## STATED PROBLEM
Repeat the entire listing exactly as written.

## SOURCE MATERIAL
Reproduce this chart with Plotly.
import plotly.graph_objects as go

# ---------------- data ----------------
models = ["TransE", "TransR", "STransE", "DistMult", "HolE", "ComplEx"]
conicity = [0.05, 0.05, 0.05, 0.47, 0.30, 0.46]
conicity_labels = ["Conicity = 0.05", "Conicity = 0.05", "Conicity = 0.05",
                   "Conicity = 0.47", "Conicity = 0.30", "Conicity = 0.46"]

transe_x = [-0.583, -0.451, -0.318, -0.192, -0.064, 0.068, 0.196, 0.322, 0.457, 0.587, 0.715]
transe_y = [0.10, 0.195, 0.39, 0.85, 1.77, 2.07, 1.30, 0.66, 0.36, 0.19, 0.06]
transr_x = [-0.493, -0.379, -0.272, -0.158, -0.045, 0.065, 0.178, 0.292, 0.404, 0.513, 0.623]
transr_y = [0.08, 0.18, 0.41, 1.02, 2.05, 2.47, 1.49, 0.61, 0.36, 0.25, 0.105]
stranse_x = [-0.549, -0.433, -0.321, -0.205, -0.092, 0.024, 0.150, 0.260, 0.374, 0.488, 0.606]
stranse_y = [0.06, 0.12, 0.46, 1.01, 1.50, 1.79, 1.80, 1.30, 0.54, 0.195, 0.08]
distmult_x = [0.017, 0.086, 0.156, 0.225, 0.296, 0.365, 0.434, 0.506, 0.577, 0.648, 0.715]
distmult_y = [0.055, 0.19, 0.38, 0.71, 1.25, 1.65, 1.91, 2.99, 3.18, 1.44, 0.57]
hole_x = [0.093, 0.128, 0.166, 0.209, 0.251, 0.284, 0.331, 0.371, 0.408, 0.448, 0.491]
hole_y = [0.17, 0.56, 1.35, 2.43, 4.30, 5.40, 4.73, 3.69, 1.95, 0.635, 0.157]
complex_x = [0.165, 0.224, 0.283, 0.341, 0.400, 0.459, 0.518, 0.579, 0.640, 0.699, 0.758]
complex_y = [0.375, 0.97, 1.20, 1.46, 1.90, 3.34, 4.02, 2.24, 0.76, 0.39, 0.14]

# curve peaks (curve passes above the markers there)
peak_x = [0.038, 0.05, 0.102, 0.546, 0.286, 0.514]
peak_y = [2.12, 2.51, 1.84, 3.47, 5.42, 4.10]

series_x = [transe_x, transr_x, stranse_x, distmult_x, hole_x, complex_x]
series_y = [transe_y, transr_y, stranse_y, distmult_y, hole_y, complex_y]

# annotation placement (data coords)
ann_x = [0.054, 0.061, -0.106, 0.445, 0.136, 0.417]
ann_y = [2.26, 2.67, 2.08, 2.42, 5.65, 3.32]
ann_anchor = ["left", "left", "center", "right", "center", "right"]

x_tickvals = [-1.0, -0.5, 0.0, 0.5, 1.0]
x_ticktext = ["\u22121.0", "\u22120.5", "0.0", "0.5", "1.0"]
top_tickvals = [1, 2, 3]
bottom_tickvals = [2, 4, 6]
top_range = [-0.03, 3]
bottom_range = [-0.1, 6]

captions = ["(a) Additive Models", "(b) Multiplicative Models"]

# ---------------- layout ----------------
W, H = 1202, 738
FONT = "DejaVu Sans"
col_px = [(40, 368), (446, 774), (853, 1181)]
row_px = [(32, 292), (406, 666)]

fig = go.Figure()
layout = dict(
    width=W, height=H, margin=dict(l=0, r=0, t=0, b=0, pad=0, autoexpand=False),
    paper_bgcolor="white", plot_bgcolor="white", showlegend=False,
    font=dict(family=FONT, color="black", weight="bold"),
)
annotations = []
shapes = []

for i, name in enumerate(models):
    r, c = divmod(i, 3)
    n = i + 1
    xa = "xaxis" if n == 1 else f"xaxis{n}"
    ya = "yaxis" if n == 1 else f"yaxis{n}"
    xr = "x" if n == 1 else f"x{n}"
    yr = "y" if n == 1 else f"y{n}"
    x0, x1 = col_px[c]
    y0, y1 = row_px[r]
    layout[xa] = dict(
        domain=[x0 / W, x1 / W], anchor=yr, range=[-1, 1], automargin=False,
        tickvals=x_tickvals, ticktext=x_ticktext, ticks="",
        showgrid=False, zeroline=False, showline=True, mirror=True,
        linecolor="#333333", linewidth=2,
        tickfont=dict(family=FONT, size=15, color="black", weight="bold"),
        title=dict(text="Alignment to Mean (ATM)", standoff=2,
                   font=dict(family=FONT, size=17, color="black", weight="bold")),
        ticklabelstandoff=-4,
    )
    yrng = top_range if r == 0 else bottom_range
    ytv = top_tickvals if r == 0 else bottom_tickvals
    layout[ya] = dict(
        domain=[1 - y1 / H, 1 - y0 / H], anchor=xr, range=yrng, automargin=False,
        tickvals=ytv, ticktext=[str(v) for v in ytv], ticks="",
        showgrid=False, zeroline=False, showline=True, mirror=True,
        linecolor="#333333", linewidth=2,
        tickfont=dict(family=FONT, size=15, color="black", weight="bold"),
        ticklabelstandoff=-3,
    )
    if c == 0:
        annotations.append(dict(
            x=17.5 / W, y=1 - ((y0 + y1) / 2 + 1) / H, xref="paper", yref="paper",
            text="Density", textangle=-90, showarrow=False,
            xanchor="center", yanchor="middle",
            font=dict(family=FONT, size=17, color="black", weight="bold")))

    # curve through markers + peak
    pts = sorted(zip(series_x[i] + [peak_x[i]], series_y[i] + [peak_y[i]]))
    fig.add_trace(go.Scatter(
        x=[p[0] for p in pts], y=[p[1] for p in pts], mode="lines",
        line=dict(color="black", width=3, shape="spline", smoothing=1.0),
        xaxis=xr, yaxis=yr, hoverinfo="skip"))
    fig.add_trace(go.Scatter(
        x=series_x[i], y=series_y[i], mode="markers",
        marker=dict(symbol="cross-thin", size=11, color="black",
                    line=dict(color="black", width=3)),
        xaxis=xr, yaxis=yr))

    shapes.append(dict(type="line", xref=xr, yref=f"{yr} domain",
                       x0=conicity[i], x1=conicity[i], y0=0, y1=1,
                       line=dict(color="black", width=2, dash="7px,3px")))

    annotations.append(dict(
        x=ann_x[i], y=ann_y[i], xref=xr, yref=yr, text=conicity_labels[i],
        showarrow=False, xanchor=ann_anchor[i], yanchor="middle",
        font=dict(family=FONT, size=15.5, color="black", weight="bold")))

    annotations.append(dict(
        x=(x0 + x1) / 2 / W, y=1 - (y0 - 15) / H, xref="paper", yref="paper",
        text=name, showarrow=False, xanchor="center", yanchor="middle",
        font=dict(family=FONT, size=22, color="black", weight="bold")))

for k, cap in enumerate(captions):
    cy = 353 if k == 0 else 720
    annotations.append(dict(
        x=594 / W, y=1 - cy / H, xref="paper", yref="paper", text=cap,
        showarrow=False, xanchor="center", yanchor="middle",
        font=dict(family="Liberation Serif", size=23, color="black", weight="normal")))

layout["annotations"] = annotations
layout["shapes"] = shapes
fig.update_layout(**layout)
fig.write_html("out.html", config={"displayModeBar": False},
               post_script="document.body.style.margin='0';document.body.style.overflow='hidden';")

## PROBLEM SOLUTION
Reproduce this chart with Plotly.
import plotly.graph_objects as go

# ---------------- data ----------------
models = ["TransE", "TransR", "STransE", "DistMult", "HolE", "ComplEx"]
conicity = [0.05, 0.05, 0.05, 0.47, 0.30, 0.46]
conicity_labels = ["Conicity = 0.05", "Conicity = 0.05", "Conicity = 0.05",
                   "Conicity = 0.47", "Conicity = 0.30", "Conicity = 0.46"]

transe_x = [-0.583, -0.451, -0.318, -0.192, -0.064, 0.068, 0.196, 0.322, 0.457, 0.587, 0.715]
transe_y = [0.10, 0.195, 0.39, 0.85, 1.77, 2.07, 1.30, 0.66, 0.36, 0.19, 0.06]
transr_x = [-0.493, -0.379, -0.272, -0.158, -0.045, 0.065, 0.178, 0.292, 0.404, 0.513, 0.623]
transr_y = [0.08, 0.18, 0.41, 1.02, 2.05, 2.47, 1.49, 0.61, 0.36, 0.25, 0.105]
stranse_x = [-0.549, -0.433, -0.321, -0.205, -0.092, 0.024, 0.150, 0.260, 0.374, 0.488, 0.606]
stranse_y = [0.06, 0.12, 0.46, 1.01, 1.50, 1.79, 1.80, 1.30, 0.54, 0.195, 0.08]
distmult_x = [0.017, 0.086, 0.156, 0.225, 0.296, 0.365, 0.434, 0.506, 0.577, 0.648, 0.715]
distmult_y = [0.055, 0.19, 0.38, 0.71, 1.25, 1.65, 1.91, 2.99, 3.18, 1.44, 0.57]
hole_x = [0.093, 0.128, 0.166, 0.209, 0.251, 0.284, 0.331, 0.371, 0.408, 0.448, 0.491]
hole_y = [0.17, 0.56, 1.35, 2.43, 4.30, 5.40, 4.73, 3.69, 1.95, 0.635, 0.157]
complex_x = [0.165, 0.224, 0.283, 0.341, 0.400, 0.459, 0.518, 0.579, 0.640, 0.699, 0.758]
complex_y = [0.375, 0.97, 1.20, 1.46, 1.90, 3.34, 4.02, 2.24, 0.76, 0.39, 0.14]

# curve peaks (curve passes above the markers there)
peak_x = [0.038, 0.05, 0.102, 0.546, 0.286, 0.514]
peak_y = [2.12, 2.51, 1.84, 3.47, 5.42, 4.10]

series_x = [transe_x, transr_x, stranse_x, distmult_x, hole_x, complex_x]
series_y = [transe_y, transr_y, stranse_y, distmult_y, hole_y, complex_y]

# annotation placement (data coords)
ann_x = [0.054, 0.061, -0.106, 0.445, 0.136, 0.417]
ann_y = [2.26, 2.67, 2.08, 2.42, 5.65, 3.32]
ann_anchor = ["left", "left", "center", "right", "center", "right"]

x_tickvals = [-1.0, -0.5, 0.0, 0.5, 1.0]
x_ticktext = ["\u22121.0", "\u22120.5", "0.0", "0.5", "1.0"]
top_tickvals = [1, 2, 3]
bottom_tickvals = [2, 4, 6]
top_range = [-0.03, 3]
bottom_range = [-0.1, 6]

captions = ["(a) Additive Models", "(b) Multiplicative Models"]

# ---------------- layout ----------------
W, H = 1202, 738
FONT = "DejaVu Sans"
col_px = [(40, 368), (446, 774), (853, 1181)]
row_px = [(32, 292), (406, 666)]

fig = go.Figure()
layout = dict(
    width=W, height=H, margin=dict(l=0, r=0, t=0, b=0, pad=0, autoexpand=False),
    paper_bgcolor="white", plot_bgcolor="white", showlegend=False,
    font=dict(family=FONT, color="black", weight="bold"),
)
annotations = []
shapes = []

for i, name in enumerate(models):
    r, c = divmod(i, 3)
    n = i + 1
    xa = "xaxis" if n == 1 else f"xaxis{n}"
    ya = "yaxis" if n == 1 else f"yaxis{n}"
    xr = "x" if n == 1 else f"x{n}"
    yr = "y" if n == 1 else f"y{n}"
    x0, x1 = col_px[c]
    y0, y1 = row_px[r]
    layout[xa] = dict(
        domain=[x0 / W, x1 / W], anchor=yr, range=[-1, 1], automargin=False,
        tickvals=x_tickvals, ticktext=x_ticktext, ticks="",
        showgrid=False, zeroline=False, showline=True, mirror=True,
        linecolor="#333333", linewidth=2,
        tickfont=dict(family=FONT, size=15, color="black", weight="bold"),
        title=dict(text="Alignment to Mean (ATM)", standoff=2,
                   font=dict(family=FONT, size=17, color="black", weight="bold")),
        ticklabelstandoff=-4,
    )
    yrng = top_range if r == 0 else bottom_range
    ytv = top_tickvals if r == 0 else bottom_tickvals
    layout[ya] = dict(
        domain=[1 - y1 / H, 1 - y0 / H], anchor=xr, range=yrng, automargin=False,
        tickvals=ytv, ticktext=[str(v) for v in ytv], ticks="",
        showgrid=False, zeroline=False, showline=True, mirror=True,
        linecolor="#333333", linewidth=2,
        tickfont=dict(family=FONT, size=15, color="black", weight="bold"),
        ticklabelstandoff=-3,
    )
    if c == 0:
        annotations.append(dict(
            x=17.5 / W, y=1 - ((y0 + y1) / 2 + 1) / H, xref="paper", yref="paper",
            text="Density", textangle=-90, showarrow=False,
            xanchor="center", yanchor="middle",
            font=dict(family=FONT, size=17, color="black", weight="bold")))

    # curve through markers + peak
    pts = sorted(zip(series_x[i] + [peak_x[i]], series_y[i] + [peak_y[i]]))
    fig.add_trace(go.Scatter(
        x=[p[0] for p in pts], y=[p[1] for p in pts], mode="lines",
        line=dict(color="black", width=3, shape="spline", smoothing=1.0),
        xaxis=xr, yaxis=yr, hoverinfo="skip"))
    fig.add_trace(go.Scatter(
        x=series_x[i], y=series_y[i], mode="markers",
        marker=dict(symbol="cross-thin", size=11, color="black",
                    line=dict(color="black", width=3)),
        xaxis=xr, yaxis=yr))

    shapes.append(dict(type="line", xref=xr, yref=f"{yr} domain",
                       x0=conicity[i], x1=conicity[i], y0=0, y1=1,
                       line=dict(color="black", width=2, dash="7px,3px")))

    annotations.append(dict(
        x=ann_x[i], y=ann_y[i], xref=xr, yref=yr, text=conicity_labels[i],
        showarrow=False, xanchor=ann_anchor[i], yanchor="middle",
        font=dict(family=FONT, size=15.5, color="black", weight="bold")))

    annotations.append(dict(
        x=(x0 + x1) / 2 / W, y=1 - (y0 - 15) / H, xref="paper", yref="paper",
        text=name, showarrow=False, xanchor="center", yanchor="middle",
        font=dict(family=FONT, size=22, color="black", weight="bold")))

for k, cap in enumerate(captions):
    cy = 353 if k == 0 else 720
    annotations.append(dict(
        x=594 / W, y=1 - cy / H, xref="paper", yref="paper", text=cap,
        showarrow=False, xanchor="center", yanchor="middle",
        font=dict(family="Liberation Serif", size=23, color="black", weight="normal")))

layout["annotations"] = annotations
layout["shapes"] = shapes
fig.update_layout(**layout)
fig.write_html("out.html", config={"displayModeBar": False},
               post_script="document.body.style.margin='0';document.body.style.overflow='hidden';")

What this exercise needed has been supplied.